On nous invite à changer d’air, de pays. On nous parle d’évasion. Sommes-nous des forçats pour chercher à fuir ?

Dans les premières années qui ont suivi son divorce, une boulimie de voyages s’est emparée d’elle : en couple ou bien avec les copines, en célibataires enjouées et hilares. Destinations bon marché pour une semaine, voire deux, à l’hôtel, parfois Le Club quand ses moyens le lui permettaient mais... toujours dans des lieux où rien de fâcheux ne peut arriver ; des lieux sans risque et dans lesquels aucune rencontre que l’on n’ait pas déjà faite, aucun enseignement que l’on n’ait pas déjà reçu et plus encore, quand il n’est pas question d’apprendre quoi que ce soit d’où que ce soit et de qui que ce soit.

Touriste à bagage unique et léger aux allers-retours multiples ! Jusqu’au jour où une lassitude énorme est venue mettre fin à ses envies de voyage. Elle ne supportait plus les aéroports, les retards, l’attente dans les salles de transit, les sourires imbéciles à la réception des hôtels, les taxis et les chameliers raquetteurs : le harassement de la mendicité sous le couvert d’un commerce hasardeux et si peu convaincant dans sa pratique.

Et l’eau que l’on peut tantôt boire, tantôt ne pas boire sous aucun prétexte, de même pour la nourriture.

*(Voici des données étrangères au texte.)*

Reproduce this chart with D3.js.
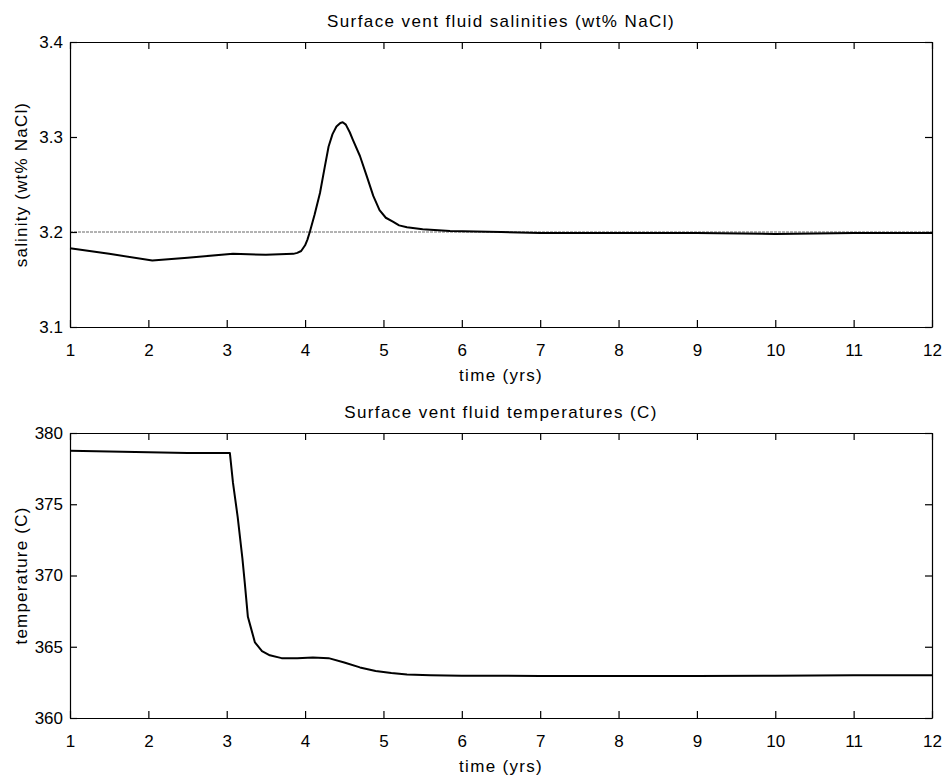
<!DOCTYPE html>
<html>
<head>
<meta charset="utf-8">
<script src="https://cdn.jsdelivr.net/npm/d3@7"></script>
<style>
  body { margin: 0; background: #fff; }
  svg text { font-family: "Liberation Sans", Arial, Helvetica, sans-serif; fill: #000; }
  .axis path, .axis line { stroke: #000; stroke-width: 1.2; }
</style>
</head>
<body>
<svg id="chart" width="944" height="777"></svg>
<script>
// salinity panel
var sal_time = [1, 1.5, 2.05, 2.5, 3.08, 3.5, 3.85, 3.9, 3.95, 4.0, 4.03, 4.06, 4.12, 4.19, 4.25, 4.3,
    4.35, 4.4, 4.45, 4.48, 4.52, 4.57, 4.61, 4.7, 4.79, 4.87, 4.95, 5.03, 5.12, 5.2, 5.3, 5.5, 5.85,
    6.5, 7, 8, 9, 10, 11, 12];
var sal_value = [3.183, 3.177, 3.170, 3.173, 3.177, 3.176, 3.177, 3.178, 3.180, 3.186, 3.192, 3.200,
    3.218, 3.241, 3.268, 3.290, 3.303, 3.311, 3.3148, 3.3155, 3.313, 3.305, 3.297, 3.280, 3.258,
    3.238, 3.223, 3.215, 3.211, 3.207, 3.205, 3.203, 3.201, 3.200, 3.199, 3.199, 3.199, 3.198,
    3.199, 3.199];
var sal_ref = 3.2;
var sal_ticks = [3.1, 3.2, 3.3, 3.4];

// temperature panel
var temp_time = [1, 1.5, 2, 2.5, 3.04, 3.08, 3.14, 3.2, 3.23, 3.27, 3.3, 3.36, 3.45, 3.55, 3.7, 3.9, 4.1,
    4.3, 4.5, 4.7, 4.9, 5.1, 5.3, 5.6, 6, 7, 8, 9, 10, 11, 12];
var temp_value = [378.75, 378.7, 378.65, 378.6, 378.6, 376.5, 374.1, 371.2, 369.5, 367.1, 366.5, 365.3,
    364.7, 364.4, 364.2, 364.2, 364.25, 364.2, 363.9, 363.55, 363.3, 363.15, 363.05, 363.0, 362.97,
    362.95, 362.95, 362.95, 362.97, 363.0, 363.0];
var temp_ticks = [360, 365, 370, 375, 380];

var time_ticks = [1, 2, 3, 4, 5, 6, 7, 8, 9, 10, 11, 12];

var svg = d3.select("#chart");
var left = 70, right = 932;

function draw_panel (top, bottom, times, values, ydomain, yticks, title, ylabel, ref){
    var x = d3.scaleLinear().domain([1, 12]).range([left, right]);
    var y = d3.scaleLinear().domain(ydomain).range([bottom, top]);
    var g = svg.append("g");

    if (ref != null){
        g.append("line")
        .attr("x1", x(1))
        .attr("x2", x(12))
        .attr("y1", y(ref))
        .attr("y2", y(ref))
        .attr("stroke", "#666")
        .attr("stroke-width", 1)
        .attr("stroke-dasharray", "3,1");
    }

    var line = d3.line()
        .x(function(d, i){ return x(times[i]); })
        .y(function(d){ return y(d); });
    g.append("path")
    .datum(values)
    .attr("d", line)
    .attr("fill", "none")
    .attr("stroke", "#000")
    .attr("stroke-width", 2)
    .attr("stroke-linejoin", "round");

    // axes, ticks pointing inward
    g.append("g")
    .attr("class", "axis")
    .attr("transform", "translate(0," + bottom + ")")
    .style("font-size", "17px")
    .call(d3.axisBottom(x).tickValues(time_ticks).tickFormat(d3.format("d"))
        .tickSizeInner(-7).tickSizeOuter(0).tickPadding(17));
    g.append("g")
    .attr("class", "axis")
    .attr("transform", "translate(0," + top + ")")
    .call(d3.axisTop(x).tickValues(time_ticks).tickFormat("")
        .tickSizeInner(-7).tickSizeOuter(0));
    g.append("g")
    .attr("class", "axis")
    .attr("transform", "translate(" + left + ",0)")
    .style("font-size", "17px")
    .call(d3.axisLeft(y).tickValues(yticks).tickFormat(function(d){ return d3.format("")(d); })
        .tickSizeInner(-7).tickSizeOuter(0).tickPadding(7));
    g.append("g")
    .attr("class", "axis")
    .attr("transform", "translate(" + right + ",0)")
    .call(d3.axisRight(y).tickValues(yticks).tickFormat("")
        .tickSizeInner(-7).tickSizeOuter(0));
    g.selectAll(".axis text").attr("fill", "#000").style("font-family", null);

    g.append("text")
    .text(title)
    .attr("x", (left + right) / 2)
    .attr("y", top - 15)
    .attr("text-anchor", "middle")
    .attr("font-size", 17)
    .attr("letter-spacing", "1.4px");

    g.append("text")
    .text("time (yrs)")
    .attr("x", (left + right) / 2)
    .attr("y", bottom + 54)
    .attr("text-anchor", "middle")
    .attr("font-size", 17)
    .attr("letter-spacing", "1.3px");

    g.append("text")
    .text(ylabel)
    .attr("transform", "translate(27," + (top + bottom) / 2 + ") rotate(-90)")
    .attr("text-anchor", "middle")
    .attr("font-size", 17)
    .attr("letter-spacing", "1.2px");
}

draw_panel(42, 327, sal_time, sal_value, [3.1, 3.4], sal_ticks,
    "Surface vent fluid salinities (wt% NaCl)", "salinity (wt% NaCl)", sal_ref);
draw_panel(433, 718, temp_time, temp_value, [360, 380], temp_ticks,
    "Surface vent fluid temperatures (C)", "temperature (C)", null);
</script>
</body>
</html>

Le soleil et l’argent, encore le soleil et toujours l’argent ! Pas d’argent pas de sourire et, pour un peu, pas de soleil. Dans les rues, on se promène mais on ne voit rien - comprenez : on ne peut rien évaluer, rien comprendre - puisque rien ne nous est expliqué. Et si d’aventure des autochtones lettrés et avisés devaient se proposer de le faire, nul doute que le mensonge serait au rendez-vous : ils nous diraient ce qu’ils pensent devoir nous faire entendre, qui ne serait - à leurs yeux - que ce que l’on souhaite s’entendre dire.

Et encore le soleil et la chaleur qui n’en finissent pas de vous aveugler, de vous ramollir physiquement et mentalement ; une fatigue épouvantable en fin de journée quand on regagne son hôtel dans un lieu situé non loin d’un bidonville qu’on tente de nous cacher jusqu’au jour où l’on trouvera bien des volontaires zélés pour y parcourir entre deux monticules de détritus, les sentiers nauséeux et purulents de misère ensoleillée : la curiosité n’a pas de prix puisqu’elle passe après l’ignorance de ceux qui ne soupçonnent pas un instant qu’ils puissent l’être.

Si on renonce à tout, pour occuper nos journées, il nous restera une piscine et un transat, ou bien un hamac, derrière une clôture, du matin au soir, avec le petit personnel, prisonnier tout comme nous et dont l’occupation principale consistera à changer nos draps, à vider nos poubelles, à lustrer nos lavabos, baignoires et toilettes, et ce, pour notre plus grand confort et notre plus grand bonheur jusqu’au moment où l’on ne supporte plus leur présence ; témoignage embarrassant d’une relation impossible de nous à eux sinon dans le mensonge, l’assujettissement, et encore le mensonge de tous ces visages qui mentent, même réjouis, même hilares ou bien indifférents.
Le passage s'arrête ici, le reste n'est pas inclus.